Council staffers have estimated the amendments in those neighborhoods would cost the city about 70 affordable apartments over the next 10 years, though other amendments could partly offset that loss.

González said she welcomes the upzones proposed for West Seattle Junction, where she lives. Dense neighborhoods better support small businesses and community events such as block parties, she said.

The council members already have agreed to remove from the plan blocks in Mount Baker and Ravenna-Cowen Park that are part of recently designated historic districts. They also have agreed to express an intent to try to claw back the upzones in the event that a lawsuit nixes the affordable-housing requirements.
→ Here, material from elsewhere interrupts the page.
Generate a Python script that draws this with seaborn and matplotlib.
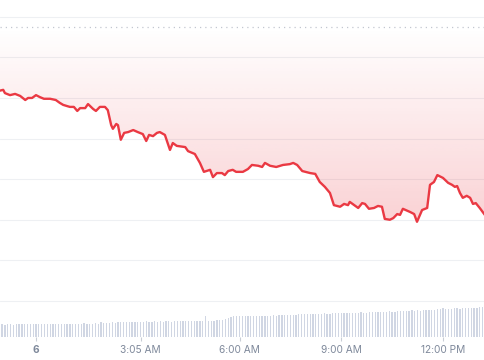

Meanwhile, small-business owners and their supporters have been pleading with the council to remove University Way Northeast from the plan, saying upzones on the quirky strip known at The Ave would lead to displacement.

There also could be debate Monday about legislation proposed last week by Councilmember Lisa Herbold. It would require developers who raze relatively inexpensive apartments in certain neighborhoods to engage in mitigation.

The legislation would apply in neighborhoods far from downtown and at risk for displacement, such as Bitter Lake, Rainier Beach and South Park.

Developers demolishing inexpensive apartments would need to replace those homes by including rent-restricted units in their projects or by paying into the city’s affordable-housing fund above what they would otherwise pay under the upzones plan.

The upzones plan would require developers to devote 5 percent to 11 percent of their projects to affordable apartments or pay $5 to $32.75 per square foot in fees. It was initially proposed in 2015, under then-Mayor Ed Murray.

Mandatory Housing Affordability upzones already have occurred in the University District (except for The Ave), downtown, Lower Queen Anne, the Chinatown International District and parts of the Central District.